Die zunehmenden Gewaltausbrüche und die zahlreichen Todesfälle infolge der Taten krimineller Banden und Bürgerwehren und der Maßnahmen der Sicherheitskräfte sind weiter eskaliert. Allein im ersten Quartal 2025 wurden bei diesen Gewalttaten mindestens 1.617 Menschen getötet und 580 verletzt, und es wurden mindestens 161 Entführungen mit anschließender Lösegeldforderung verzeichnet. Die Vereinten Nationen zeigen sich alarmiert aufgrund der mindestens 802 Menschen, die bei Einsätzen der Sicherheitskräfte ihr Leben verloren haben, davon waren 20 % Zivilpersonen. Darüber hinaus wird über 65 standrechtliche Hinrichtungen berichtet, die von der Polizei und dem Regierungskommissar der Gemeinde Miragoâne zu verantworten sind. Weitere 60.000 Menschen wurden vor kurzem vertrieben, nachdem bereits Ende 2024 eine Million Haitianer und Haitianerinnen ihre Heimat verlassen mussten.
Wir weisen auf den aktuellen Bericht der UN-Sonderbeauftragten María Isabel Salvador an den UN-Sicherheitsrat hin, in dem es heißt, dass es „eine gezielte und koordinierte“ Kampagne von organisierten kriminellen Banden gibt, um ihre territoriale Kontrolle über Gebiete der Insel zu vergrößern und die Hauptstadt Port-au-Prince lahmzulegen, und dass das Ausmaß der Gewalt „Panik in der Bevölkerung ausgelöst hat.“
Mindestens 39 Gesundheitseinrichtungen und mehr als 900 Schulen wurden wegen der unsicheren Lage geschlossen. Die Cholera ist ausgebrochen und breitet sich immer weiter aus, und die sexualisierte und geschlechtsspezifische Gewalt (SGBV) nimmt besonders in den Vertriebenencamps zu, in denen es einen eklatanten Mangel an Unterkünften, sanitären Einrichtungen und Schutz gibt.

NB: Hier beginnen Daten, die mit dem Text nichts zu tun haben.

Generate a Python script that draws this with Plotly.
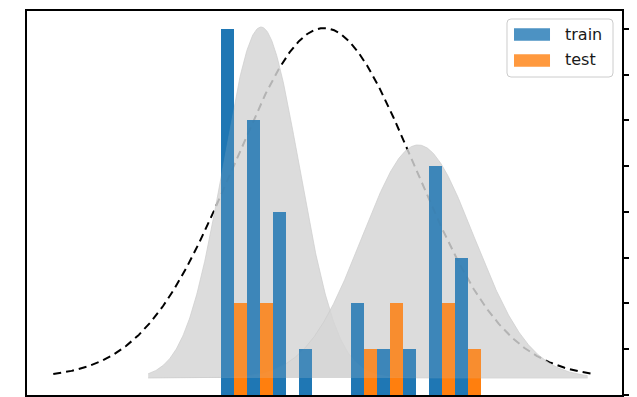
import numpy as np
import plotly.graph_objects as go

# Histogram bins (left edges, unit width) and counts per split
bin_left = [0, 1, 2, 3, 4, 5, 6, 7, 8, 9]
train_counts = [8, 6, 4, 1, 0, 2, 1, 1, 5, 3]
test_counts = [2, 2, 0, 0, 0, 1, 2, 0, 2, 1]

# Per-cluster normal curves (shaded) and the overall normal curve (dashed)
cluster_mean = [1.54, 7.58]
cluster_sd = [1.46, 2.15]
cluster_peak = [1.0, 0.664]
cluster_span = [-2.8, 14.1]

overall_mean = 3.96
overall_sd = 3.48
overall_peak = 0.997
overall_span = [-6.45, 14.25]

BLUE = "#1f77b4"
ORANGE = "#ff7f0e"
COUNT_RANGE = [0, 8.39]


def bell(x, mean, sd, peak):
    return peak * np.exp(-0.5 * ((x - mean) / sd) ** 2)


fig = go.Figure()
centers = [b + 0.5 for b in bin_left]

# Solid bars underneath everything
for counts, col, name in [(train_counts, BLUE, "train"), (test_counts, ORANGE, "test")]:
    fig.add_trace(go.Bar(x=centers, y=counts, name=name, marker_color=col,
                         marker_line_width=0, yaxis="y", showlegend=False))

# Dashed overall curve, then the shaded cluster curves over it
xo = np.linspace(overall_span[0], overall_span[1], 800)
fig.add_trace(go.Scatter(x=xo, y=bell(xo, overall_mean, overall_sd, overall_peak),
                         mode="lines", line=dict(color="black", width=2, dash="8px,5px"),
                         yaxis="y2", showlegend=False))

xs = np.linspace(cluster_span[0], cluster_span[1], 600)
for m, s, p in zip(cluster_mean, cluster_sd, cluster_peak):
    fig.add_trace(go.Scatter(x=xs, y=bell(xs, m, s, p), mode="lines", fill="tozeroy",
                             fillcolor="rgba(213,213,213,0.84)",
                             line=dict(width=0.8, color="rgba(205,205,205,0.9)"),
                             yaxis="y2", showlegend=False, hoverinfo="skip"))

# Semi-transparent bars on top of the shading
for counts, col, name in [(train_counts, BLUE, "train"), (test_counts, ORANGE, "test")]:
    fig.add_trace(go.Bar(x=centers, y=counts, name=name, marker_color=col,
                         opacity=0.8, marker_line_width=0, yaxis="y3",
                         showlegend=False))

# Legend drawn as a rounded box with wide colour patches
W, H = 595.0, 384.0
x0, x1 = 0.8067, 0.9849
y0, y1 = 0.8281, 0.9792
rx, ry = 4 / W, 4 / H
box = (f"M {x0+rx},{y1} L {x1-rx},{y1} Q {x1},{y1} {x1},{y1-ry} "
       f"L {x1},{y0+ry} Q {x1},{y0} {x1-rx},{y0} L {x0+rx},{y0} "
       f"Q {x0},{y0} {x0},{y0+ry} L {x0},{y1-ry} Q {x0},{y1} {x0+rx},{y1} Z")
shapes = [
    dict(type="path", path=box, xref="paper", yref="paper",
         line=dict(color="#cccccc", width=1), fillcolor="rgba(255,255,255,0.8)"),
    dict(type="rect", xref="paper", yref="paper", x0=0.8185, x1=0.879,
         y0=0.9227, y1=0.955, line=dict(width=0), fillcolor="rgba(31,119,180,0.8)"),
    dict(type="rect", xref="paper", yref="paper", x0=0.8185, x1=0.879,
         y0=0.855, y1=0.8872, line=dict(width=0), fillcolor="rgba(255,127,14,0.8)"),
]
font = dict(family="DejaVu Sans", size=16, color="#1a1a1a")
annotations = [
    dict(text="train", xref="paper", yref="paper", x=0.901, y=0.9401,
         xanchor="left", yanchor="middle", showarrow=False, font=font),
    dict(text="test", xref="paper", yref="paper", x=0.901, y=0.8724,
         xanchor="left", yanchor="middle", showarrow=False, font=font),
]

fig.update_layout(
    width=637, height=397,
    margin=dict(l=27, r=15, t=11, b=2),
    paper_bgcolor="white", plot_bgcolor="white",
    barmode="group", bargap=0, bargroupgap=0,
    showlegend=False,
    shapes=shapes, annotations=annotations,
    xaxis=dict(range=[-7.46, 15.42], showgrid=False, zeroline=False,
               showline=True, mirror=True, linecolor="black", linewidth=1.5,
               ticks="", showticklabels=False),
    yaxis=dict(range=COUNT_RANGE, side="right", showgrid=False, zeroline=False,
               showline=True, mirror=True, linecolor="black", linewidth=1.5,
               ticks="outside", ticklen=5, tickwidth=1.5, tickcolor="black",
               tickvals=[0, 1, 2, 3, 4, 5, 6, 7, 8], showticklabels=False),
    yaxis2=dict(range=[-0.0484, 1.0456], overlaying="y", visible=False),
    yaxis3=dict(range=COUNT_RANGE, overlaying="y", visible=False),
)

fig.write_html("out.html")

In den fünf Monaten bis Februar 2025 hat es nach Erkenntnissen der Vereinten Nationen 347 SGBV-Fälle gegeben. Kollektive Vergewaltigungen waren mit 61 % der Fälle die am weitesten verbreitete Straftat. Mindestens 35 Kinder wurden bei Angriffen von Gangs oder Aktionen der Polizei oder der Bürgerwehren getötet, 10 weitere verletzt. Viele Kinder wurden Opfer von Menschenhändlern oder als Kindersoldaten zwangsrekrutiert.
Wir bestätigen die Klage des Ständigen Vertreters Haitis bei den Vereinten Nationen, Ericq Pierre, dass „Haiti langsam stirbt.“
Die Krise wird zusätzlich dadurch verschärft, dass die benachbarte Dominikanische Republik haitianische Geflüchtete in immer größerer Zahl deportiert, allein im April waren davon 20.000 Menschen betroffen. Hier ist insbesondere ein starker Anstieg der Anzahl von extrem schutzbedürftigen Deportierten zu beobachten – in erster Linie Frauen, Kinder und Neugeborene. Vor kurzem hat die Dominikanische Republik im Rahmen ihres Programms gegen illegale Einwanderung Dutzende schwangere Frauen, Mütter mit Neugeborenen und Kinder zurück in das von Krisen zerrissene Haiti geschickt.
Wir fordern die [internationale Gemeinschaft][1] auf, sich mit den grundlegenden Ursachen dieser seit langem bestehenden und immer wieder ausbrechenden Krisen in Haiti zu befassen.
Wir verwiesen auf die in unserer Erklärung vom November 2024 vorgelegten Empfehlungen und wiederholen sie. Zusätzlich halten wir es für dringend erforderlich, mit der Regierung der Dominikanischen Republik über ihre Aktionen zu sprechen, die das Wohlergehen der Menschen aus Haiti und mit haitianscher Abstammung betreffen.
Wir fordern alle Mitglieder der [internationalen Gemeinschaft] auf, Haiti und das furchtbare Leid seiner Bevölkerung nicht zu vergessen. Wir appellieren an alle Staaten, ihre Unterstützung der multinationalen Mission zur Unterstützung der Sicherheit in Haiti (MSS) aufgrund der bestehenden existenziellen Notlage zu erhöhen.
Wir rufen alle ÖRK-Mitgliedskirchen auf, erneut christliche Solidarität mit dem haitianischen Volk zu zeigen und um Gottes Mitleid und eine Antwort auf die Schreie der Menschen in diesem geplagten Land zu beten.
[1] Einige Mitglieder haben ihre Vorbehalte hinsichtlich der Verwendung des Begriffs „internationale Gemeinschaft“ angemeldet, denn ihrer Meinung nach und im Lichte der Erfahrungen des Konfliktes in Gaza existiert etwas, das als „internationale Gemeinschaft“ bezeichnet werden könnte, nicht mehr.